Breadth Deterioration Beneath Surface Strength
Market internals reveal significant deterioration that SPY's headline performance obscures. The advance-decline line has diverged negatively from price action for six consecutive weeks, while the percentage of S&P 500 stocks trading above their 200-day moving average has fallen to 61%, down from 78% in early April.
Small-cap relative performance provides another warning signal. The Russell 2000 has underperformed the S&P 500 by 320 basis points year-to-date, indicating that the economic sensitivity premium embedded in smaller companies reflects genuine concern about growth prospects. When combined with the fact that 40% of Russell 2000 companies are unprofitable, this divergence suggests institutional investors are increasingly skeptical about economic expansion.
Sector Rotation Reveals Defensive Positioning
Flow analysis indicates smart money positioning for economic deceleration. Utilities have attracted $3.2 billion in net inflows over the past month despite their 2.8% dividend yield appearing uncompetitive against Treasury securities. Consumer staples have seen $1.8 billion in inflows, while cyclical sectors like industrials and materials have experienced $4.1 billion and $2.3 billion in outflows, respectively.
This rotation pattern typically occurs 3-6 months before broader market recognition of economic slowdown. The fact that defensive positioning is occurring while SPY maintains near-record levels suggests sophisticated investors are hedging against downside scenarios that headline indices don't yet reflect.
AI Bubble Risks Mount
The artificial intelligence investment theme that has driven much of 2026's market performance shows increasing signs of speculative excess. Nvidia's revenue growth decelerated to 18% in the most recent quarter from 22% the previous quarter, yet the stock trades at 52x forward earnings. This multiple assumes not only continued growth acceleration but also margin expansion that appears increasingly unlikely given competitive pressures.

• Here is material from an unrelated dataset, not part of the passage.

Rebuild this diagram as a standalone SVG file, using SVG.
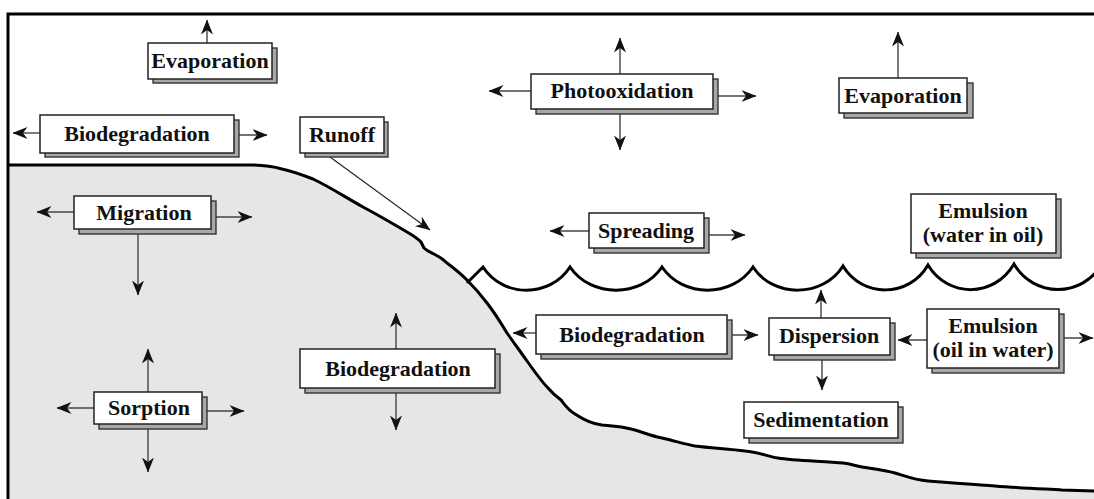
<svg xmlns="http://www.w3.org/2000/svg" width="1094" height="499" viewBox="0 0 1094 499">
<defs>
<style>
.sh{fill:#a8a8a8;stroke:#333;stroke-width:1.4}
.bx{fill:#fff;stroke:#222;stroke-width:1.5}
.t{font-family:"Liberation Serif","Times New Roman",serif;font-weight:bold;font-size:22px;fill:#111;text-anchor:middle}
.c{fill:none;stroke:#444;stroke-width:1.4;marker-end:url(#ah)}
.bold{fill:none;stroke:#000;stroke-width:3}
</style>
<marker id="ah" viewBox="0 0 15 12" refX="14.5" refY="6" markerWidth="15" markerHeight="12" markerUnits="userSpaceOnUse" orient="auto">
<path d="M0,0 L15,6 L0,12 L4.5,6 Z" fill="#111"/>
</marker>
</defs>
<rect x="0" y="0" width="1094" height="499" fill="#fff"/>
<g id="ground">
<path d="M8 165 L250 165 C265 165 275 167 282 169 C292 171 300 174 313 179 C330 187 345 197 363 207 C380 216 395 225 407 232 C414 236 418 239 421 242 L424 248 C427 251 430 252 434 254 C440 257 444 260 447 263 C455 269 461 274 467 280 C474 287 481 295 487 303 C494 312 501 323 507 333 C514 343 520 351 527 361 C535 372 541 381 548 388 C553 394 557 397 561 400 C565 405 568 410 575 414 C584 420 592 424 602 425 C615 426 625 427 635 430 C645 433 652 436 662 438 C675 441 685 444 695 446 C710 448 730 449 745 451 C758 452 766 456 778 458 C795 461 825 461 843 463 C852 464 855 466 862 467 C875 469 885 470 895 473 C905 476 915 480 928 481 C950 483 975 484 995 486 C1020 488 1045 489 1062 490 L1094 491 L1094 499 L8 499 Z" fill="#e6e6e6" stroke="none"/>
<path class="bold" d="M8 165 L250 165 C265 165 275 167 282 169 C292 171 300 174 313 179 C330 187 345 197 363 207 C380 216 395 225 407 232 C414 236 418 239 421 242 L424 248 C427 251 430 252 434 254 C440 257 444 260 447 263 C455 269 461 274 467 280 C474 287 481 295 487 303 C494 312 501 323 507 333 C514 343 520 351 527 361 C535 372 541 381 548 388 C553 394 557 397 561 400 C565 405 568 410 575 414 C584 420 592 424 602 425 C615 426 625 427 635 430 C645 433 652 436 662 438 C675 441 685 444 695 446 C710 448 730 449 745 451 C758 452 766 456 778 458 C795 461 825 461 843 463 C852 464 855 466 862 467 C875 469 885 470 895 473 C905 476 915 480 928 481 C950 483 975 484 995 486 C1020 488 1045 489 1062 490 L1094 491"/>
</g>
<g id="water-surface">
<path class="bold" d="M467 283 L483 267 C503 298 550 298 570 267 C591 298 641 298 662 267 C683 298 732 298 753 267 C773 298 823 298 843 266 C862 298 909 298 928 265 C948 298 994 298 1014 264 C1034 298 1082 298 1102 264"/>
</g>
<g id="frame">
<path class="bold" d="M8 499 L8 14 L1094 14"/>
</g>
<g id="connectors">
<line class="c" x1="207" y1="50" x2="207" y2="20"/>
<line class="c" x1="45" y1="133" x2="13" y2="133"/>
<line class="c" x1="230" y1="135" x2="267" y2="135"/>
<line x1="330" y1="157" x2="430" y2="230" stroke="#222" stroke-width="1.1" marker-end="url(#ah)"/>
<line class="c" x1="620" y1="80" x2="620" y2="38"/>
<line class="c" x1="620" y1="105" x2="620" y2="150"/>
<line class="c" x1="540" y1="91" x2="489" y2="91"/>
<line class="c" x1="710" y1="96" x2="756" y2="96"/>
<line class="c" x1="898" y1="85" x2="898" y2="32"/>
<line class="c" x1="80" y1="212" x2="37" y2="212"/>
<line class="c" x1="205" y1="217" x2="252" y2="217"/>
<line class="c" x1="138" y1="215" x2="138" y2="295"/>
<line class="c" x1="595" y1="231" x2="550" y2="231"/>
<line class="c" x1="700" y1="235" x2="745" y2="235"/>
<line class="c" x1="545" y1="333" x2="513" y2="333"/>
<line class="c" x1="725" y1="335" x2="758" y2="335"/>
<line class="c" x1="821" y1="325" x2="821" y2="290"/>
<line class="c" x1="822" y1="350" x2="822" y2="390"/>
<line class="c" x1="935" y1="340" x2="898" y2="340"/>
<line class="c" x1="1055" y1="338" x2="1093" y2="338"/>
<line class="c" x1="148" y1="400" x2="148" y2="349"/>
<line class="c" x1="148" y1="410" x2="148" y2="472"/>
<line class="c" x1="100" y1="408" x2="57" y2="408"/>
<line class="c" x1="195" y1="411" x2="244" y2="411"/>
<line class="c" x1="396" y1="360" x2="396" y2="313"/>
<line class="c" x1="396" y1="380" x2="396" y2="430"/>
</g>
<g id="evaporation-1"><rect class="sh" x="153" y="48" width="124" height="35"/><rect class="bx" x="148" y="43" width="124" height="36"/><text class="t" x="210" y="68">Evaporation</text></g>
<g id="biodegradation-air"><rect class="sh" x="45" y="120" width="194" height="37"/><rect class="bx" x="40" y="115" width="194" height="38"/><text class="t" x="137" y="141">Biodegradation</text></g>
<g id="runoff"><rect class="sh" x="305" y="122" width="83" height="35"/><rect class="bx" x="300" y="117" width="84" height="36"/><text class="t" x="342" y="142">Runoff</text></g>
<g id="photooxidation"><rect class="sh" x="536" y="79" width="182" height="35"/><rect class="bx" x="531" y="74" width="182" height="35"/><text class="t" x="622" y="98">Photooxidation</text></g>
<g id="evaporation-2"><rect class="sh" x="844" y="83" width="129" height="35"/><rect class="bx" x="839" y="78" width="128" height="35"/><text class="t" x="903" y="103">Evaporation</text></g>
<g id="migration"><rect class="sh" x="79" y="201" width="137" height="33"/><rect class="bx" x="74" y="196" width="137" height="33"/><text class="t" x="144" y="220">Migration</text></g>
<g id="spreading"><rect class="sh" x="594" y="218" width="115" height="35"/><rect class="bx" x="589" y="213" width="115" height="35"/><text class="t" x="646" y="238">Spreading</text></g>
<g id="emulsion-water-in-oil"><rect class="sh" x="916" y="199" width="145" height="59"/><rect class="bx" x="911" y="194" width="145" height="59"/><text class="t" x="983" y="218">Emulsion</text><text class="t" x="983" y="242">(water in oil)</text></g>
<g id="biodegradation-water"><rect class="sh" x="541" y="320" width="191" height="39"/><rect class="bx" x="536" y="315" width="191" height="39"/><text class="t" x="632" y="342">Biodegradation</text></g>
<g id="dispersion"><rect class="sh" x="774" y="323" width="121" height="37"/><rect class="bx" x="769" y="318" width="121" height="37"/><text class="t" x="829" y="343">Dispersion</text></g>
<g id="emulsion-oil-in-water"><rect class="sh" x="932" y="314" width="132" height="59"/><rect class="bx" x="927" y="309" width="132" height="59"/><text class="t" x="993" y="333">Emulsion</text><text class="t" x="993" y="357">(oil in water)</text></g>
<g id="sedimentation"><rect class="sh" x="749" y="407" width="154" height="36"/><rect class="bx" x="744" y="402" width="154" height="36"/><text class="t" x="821" y="427">Sedimentation</text></g>
<g id="sorption"><rect class="sh" x="99" y="397" width="108" height="32"/><rect class="bx" x="94" y="392" width="108" height="32"/><text class="t" x="149" y="415">Sorption</text></g>
<g id="biodegradation-land"><rect class="sh" x="305" y="354" width="195" height="39"/><rect class="bx" x="300" y="349" width="195" height="39"/><text class="t" x="398" y="376">Biodegradation</text></g>
</svg>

Broader AI infrastructure investments are producing diminishing returns. Cloud capital expenditure across major providers has increased 67% year-over-year while revenue growth has slowed to 24%, indicating that massive infrastructure investments are not translating proportionally into customer demand. This dynamic creates vulnerability to sharp corrections if AI adoption curves prove less steep than current valuations assume.
Credit Market Stress Indicators
Corporate credit markets signal increasing stress that equity markets haven't yet acknowledged. High-yield spreads have widened 67 basis points over the past six weeks to 421 basis points above Treasuries, while investment-grade spreads have increased 23 basis points to 142 basis points. This widening occurs despite benign default rates, suggesting credit investors are pricing increased probability of economic deterioration.
Leveraged loan issuance has declined 31% year-over-year while refinancing activity has dropped 45%, indicating that companies are deferring capital market activity due to elevated borrowing costs. This credit tightening creates additional headwinds for corporate investment and employment, potentially accelerating the economic slowdown that credit markets are already pricing.
Portfolio Implications
The fundamental analysis reveals a market increasingly vulnerable to multiple compression as economic reality converges with speculative valuations. While artificial intelligence represents a legitimate long-term investment theme, current pricing appears to discount perfect execution across all participants while ignoring cyclical economic pressures.
Risk management becomes paramount in this environment. The combination of stretched valuations, deteriorating breadth, defensive sector rotation, and credit market stress creates conditions historically associated with significant market corrections. Even if artificial intelligence adoption accelerates, the broader economic backdrop suggests that non-technology sectors will face sustained pressure that could ultimately impact overall market performance.
Bottom Line
SPY's fundamental backdrop reveals a market living on borrowed time, sustained by artificial intelligence euphoria while underlying economic conditions deteriorate. At current valuations and given mounting policy risks, I see limited upside potential and significant downside vulnerability. Prudent investors should reduce equity exposure and focus on quality companies with strong balance sheets and sustainable competitive advantages. The market's current complacency regarding economic risks creates an asymmetric risk-reward profile that favors caution over speculation.